▸ WHAT TO WORK ON: Copy all lines below exactly as written. Leave pictures out.

▸ DATA EXCERPT:
>> start

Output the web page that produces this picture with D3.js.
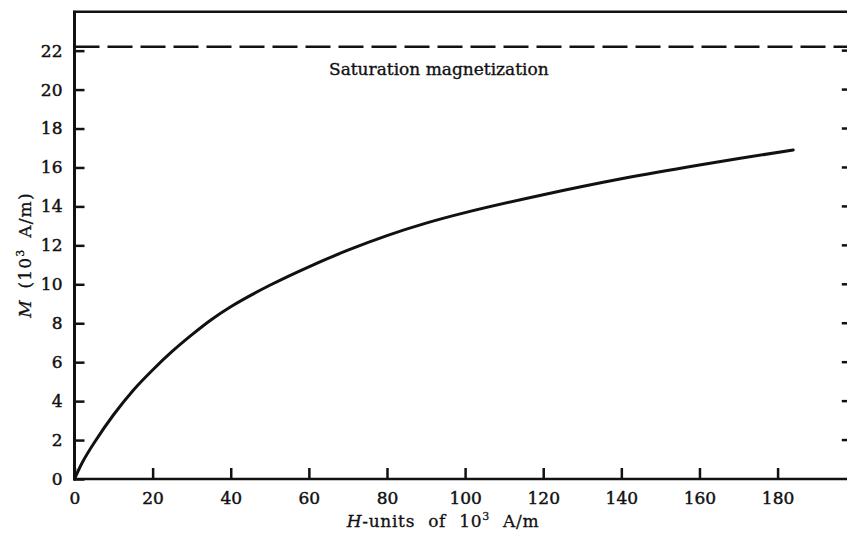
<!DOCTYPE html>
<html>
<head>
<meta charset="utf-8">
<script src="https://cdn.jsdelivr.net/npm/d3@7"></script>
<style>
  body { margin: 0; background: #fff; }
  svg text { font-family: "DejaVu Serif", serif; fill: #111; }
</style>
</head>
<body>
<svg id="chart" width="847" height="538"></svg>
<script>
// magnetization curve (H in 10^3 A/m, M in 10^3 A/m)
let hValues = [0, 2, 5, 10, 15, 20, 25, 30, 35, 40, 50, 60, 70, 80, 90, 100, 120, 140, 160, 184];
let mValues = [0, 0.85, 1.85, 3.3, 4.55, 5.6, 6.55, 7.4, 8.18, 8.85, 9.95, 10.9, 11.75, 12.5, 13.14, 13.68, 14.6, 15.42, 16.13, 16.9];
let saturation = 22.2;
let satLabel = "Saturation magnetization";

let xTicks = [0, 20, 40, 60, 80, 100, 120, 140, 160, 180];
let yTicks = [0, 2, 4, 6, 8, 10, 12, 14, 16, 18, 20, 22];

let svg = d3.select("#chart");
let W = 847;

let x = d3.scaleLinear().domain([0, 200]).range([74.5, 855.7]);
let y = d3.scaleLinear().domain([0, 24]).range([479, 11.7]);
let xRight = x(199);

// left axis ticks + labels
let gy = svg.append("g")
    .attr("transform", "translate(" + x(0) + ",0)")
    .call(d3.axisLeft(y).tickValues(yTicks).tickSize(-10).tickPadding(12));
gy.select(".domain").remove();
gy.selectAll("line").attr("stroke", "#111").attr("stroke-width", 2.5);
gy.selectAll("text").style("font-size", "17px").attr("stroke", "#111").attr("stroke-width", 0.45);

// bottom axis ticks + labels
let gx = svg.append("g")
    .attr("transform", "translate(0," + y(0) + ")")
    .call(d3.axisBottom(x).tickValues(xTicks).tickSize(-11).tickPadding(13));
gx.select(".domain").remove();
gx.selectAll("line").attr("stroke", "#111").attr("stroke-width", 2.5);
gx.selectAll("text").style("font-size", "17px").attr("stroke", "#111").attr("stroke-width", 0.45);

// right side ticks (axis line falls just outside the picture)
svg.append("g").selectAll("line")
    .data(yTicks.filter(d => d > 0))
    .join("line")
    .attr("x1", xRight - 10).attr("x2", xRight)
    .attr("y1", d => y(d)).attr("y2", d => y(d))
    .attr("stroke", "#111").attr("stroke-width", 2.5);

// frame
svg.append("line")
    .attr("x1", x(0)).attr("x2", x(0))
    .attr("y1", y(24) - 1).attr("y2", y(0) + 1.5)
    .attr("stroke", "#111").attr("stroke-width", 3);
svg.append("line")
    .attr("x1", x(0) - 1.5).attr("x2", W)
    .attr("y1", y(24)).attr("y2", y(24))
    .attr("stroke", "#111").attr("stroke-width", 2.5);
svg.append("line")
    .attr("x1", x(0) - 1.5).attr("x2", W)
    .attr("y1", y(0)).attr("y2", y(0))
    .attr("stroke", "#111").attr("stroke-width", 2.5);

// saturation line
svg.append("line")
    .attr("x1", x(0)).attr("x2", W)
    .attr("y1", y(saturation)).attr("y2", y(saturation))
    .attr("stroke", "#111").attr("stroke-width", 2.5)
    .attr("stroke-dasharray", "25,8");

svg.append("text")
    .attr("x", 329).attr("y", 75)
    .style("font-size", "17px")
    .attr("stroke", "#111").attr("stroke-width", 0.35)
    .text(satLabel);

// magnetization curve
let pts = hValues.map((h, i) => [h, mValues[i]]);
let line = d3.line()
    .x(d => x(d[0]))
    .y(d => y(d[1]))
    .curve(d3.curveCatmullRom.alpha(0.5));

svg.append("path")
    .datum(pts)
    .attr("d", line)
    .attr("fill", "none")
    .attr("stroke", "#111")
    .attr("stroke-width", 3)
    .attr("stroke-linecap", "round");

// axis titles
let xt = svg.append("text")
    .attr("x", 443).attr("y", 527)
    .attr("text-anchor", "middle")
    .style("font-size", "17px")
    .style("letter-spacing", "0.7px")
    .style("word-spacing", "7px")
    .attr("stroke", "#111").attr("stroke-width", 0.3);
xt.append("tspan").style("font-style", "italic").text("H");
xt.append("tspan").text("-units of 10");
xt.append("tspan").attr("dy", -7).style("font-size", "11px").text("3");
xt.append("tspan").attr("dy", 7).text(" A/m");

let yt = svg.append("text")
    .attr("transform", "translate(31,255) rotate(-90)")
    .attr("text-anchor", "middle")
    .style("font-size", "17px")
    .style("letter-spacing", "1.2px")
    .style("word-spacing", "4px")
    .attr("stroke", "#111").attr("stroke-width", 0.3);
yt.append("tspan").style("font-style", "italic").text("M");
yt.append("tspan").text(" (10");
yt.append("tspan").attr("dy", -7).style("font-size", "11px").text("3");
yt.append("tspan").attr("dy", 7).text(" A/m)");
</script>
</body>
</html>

>> end

▸ TASK RESPONSE:
Output the web page that produces this picture with D3.js.
<!DOCTYPE html>
<html>
<head>
<meta charset="utf-8">
<script src="https://cdn.jsdelivr.net/npm/d3@7"></script>
<style>
  body { margin: 0; background: #fff; }
  svg text { font-family: "DejaVu Serif", serif; fill: #111; }
</style>
</head>
<body>
<svg id="chart" width="847" height="538"></svg>
<script>
// magnetization curve (H in 10^3 A/m, M in 10^3 A/m)
let hValues = [0, 2, 5, 10, 15, 20, 25, 30, 35, 40, 50, 60, 70, 80, 90, 100, 120, 140, 160, 184];
let mValues = [0, 0.85, 1.85, 3.3, 4.55, 5.6, 6.55, 7.4, 8.18, 8.85, 9.95, 10.9, 11.75, 12.5, 13.14, 13.68, 14.6, 15.42, 16.13, 16.9];
let saturation = 22.2;
let satLabel = "Saturation magnetization";

let xTicks = [0, 20, 40, 60, 80, 100, 120, 140, 160, 180];
let yTicks = [0, 2, 4, 6, 8, 10, 12, 14, 16, 18, 20, 22];

let svg = d3.select("#chart");
let W = 847;

let x = d3.scaleLinear().domain([0, 200]).range([74.5, 855.7]);
let y = d3.scaleLinear().domain([0, 24]).range([479, 11.7]);
let xRight = x(199);

// left axis ticks + labels
let gy = svg.append("g")
    .attr("transform", "translate(" + x(0) + ",0)")
    .call(d3.axisLeft(y).tickValues(yTicks).tickSize(-10).tickPadding(12));
gy.select(".domain").remove();
gy.selectAll("line").attr("stroke", "#111").attr("stroke-width", 2.5);
gy.selectAll("text").style("font-size", "17px").attr("stroke", "#111").attr("stroke-width", 0.45);

// bottom axis ticks + labels
let gx = svg.append("g")
    .attr("transform", "translate(0," + y(0) + ")")
    .call(d3.axisBottom(x).tickValues(xTicks).tickSize(-11).tickPadding(13));
gx.select(".domain").remove();
gx.selectAll("line").attr("stroke", "#111").attr("stroke-width", 2.5);
gx.selectAll("text").style("font-size", "17px").attr("stroke", "#111").attr("stroke-width", 0.45);

// right side ticks (axis line falls just outside the picture)
svg.append("g").selectAll("line")
    .data(yTicks.filter(d => d > 0))
    .join("line")
    .attr("x1", xRight - 10).attr("x2", xRight)
    .attr("y1", d => y(d)).attr("y2", d => y(d))
    .attr("stroke", "#111").attr("stroke-width", 2.5);

// frame
svg.append("line")
    .attr("x1", x(0)).attr("x2", x(0))
    .attr("y1", y(24) - 1).attr("y2", y(0) + 1.5)
    .attr("stroke", "#111").attr("stroke-width", 3);
svg.append("line")
    .attr("x1", x(0) - 1.5).attr("x2", W)
    .attr("y1", y(24)).attr("y2", y(24))
    .attr("stroke", "#111").attr("stroke-width", 2.5);
svg.append("line")
    .attr("x1", x(0) - 1.5).attr("x2", W)
    .attr("y1", y(0)).attr("y2", y(0))
    .attr("stroke", "#111").attr("stroke-width", 2.5);

// saturation line
svg.append("line")
    .attr("x1", x(0)).attr("x2", W)
    .attr("y1", y(saturation)).attr("y2", y(saturation))
    .attr("stroke", "#111").attr("stroke-width", 2.5)
    .attr("stroke-dasharray", "25,8");

svg.append("text")
    .attr("x", 329).attr("y", 75)
    .style("font-size", "17px")
    .attr("stroke", "#111").attr("stroke-width", 0.35)
    .text(satLabel);

// magnetization curve
let pts = hValues.map((h, i) => [h, mValues[i]]);
let line = d3.line()
    .x(d => x(d[0]))
    .y(d => y(d[1]))
    .curve(d3.curveCatmullRom.alpha(0.5));

svg.append("path")
    .datum(pts)
    .attr("d", line)
    .attr("fill", "none")
    .attr("stroke", "#111")
    .attr("stroke-width", 3)
    .attr("stroke-linecap", "round");

// axis titles
let xt = svg.append("text")
    .attr("x", 443).attr("y", 527)
    .attr("text-anchor", "middle")
    .style("font-size", "17px")
    .style("letter-spacing", "0.7px")
    .style("word-spacing", "7px")
    .attr("stroke", "#111").attr("stroke-width", 0.3);
xt.append("tspan").style("font-style", "italic").text("H");
xt.append("tspan").text("-units of 10");
xt.append("tspan").attr("dy", -7).style("font-size", "11px").text("3");
xt.append("tspan").attr("dy", 7).text(" A/m");

let yt = svg.append("text")
    .attr("transform", "translate(31,255) rotate(-90)")
    .attr("text-anchor", "middle")
    .style("font-size", "17px")
    .style("letter-spacing", "1.2px")
    .style("word-spacing", "4px")
    .attr("stroke", "#111").attr("stroke-width", 0.3);
yt.append("tspan").style("font-style", "italic").text("M");
yt.append("tspan").text(" (10");
yt.append("tspan").attr("dy", -7).style("font-size", "11px").text("3");
yt.append("tspan").attr("dy", 7).text(" A/m)");
</script>
</body>
</html>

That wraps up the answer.